Welfare and immigration reforms

Welfare and immigration systems have also increased pressure on the private rental market and specifically shed housing. Benefit reforms since 2010 have aimed not only to make the overall welfare system more efficient and cheaper, but also to secure immigration-related objectives. For example, from April 2014, the withdrawal of Housing Benefit from new EEA jobseekers claiming Jobseeker’s Allowance (JSA) affected European migrants looking for work, potentially forcing them into the lower end of the private rented sector due to a lack of other affordable accommodation.

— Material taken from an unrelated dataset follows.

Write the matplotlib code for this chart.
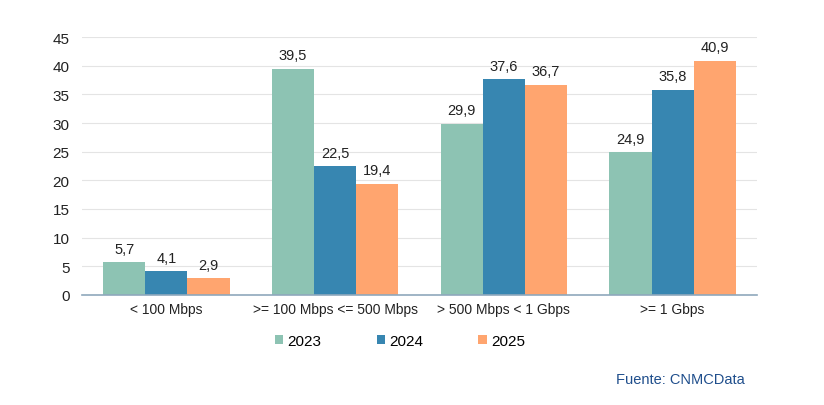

The private rental sector has also been directly affected by immigration reform. The ‘Right to Rent’ scheme, implemented in 2016, has required all private landlords (of which there are 1.8 million in England) are required to carry out immigration checks on prospective tenants[1]. Penalties for landlords renting to tenants without correct immigration status include an unlimited fine or up to five years in prison. In this way, responsibility for immigration enforcement has been transferred onto private landlords. The additional obstacle these checks introduce may have forced some tenants lower down the rental market into housing where landlords are less likely to carry out checks, such as shed housing.

Conclusion

In the case of shed housing in the UK, the continued pinpointing of ‘illegal immigrant tenants’ and ‘rogue landlords’ in media and government accounts perpetuates the idea that urban informality is a ‘product of culture’ rather than of structural inequalities. In fact, shed housing is a product of multiple factors including the shortage of affordable housing but also welfare and immigration reforms. However, persistent media and government portrayals of shed housing as an individualised issue suggests its mobilisation in the service of wider ideological agendas relating to austerity and immigration.

[1] In a landmark court case on 1 March 2019, a High Court judge declared Right to Rent unlawful on the basis that it causes racial discrimination, suggesting that it may soon be scrapped.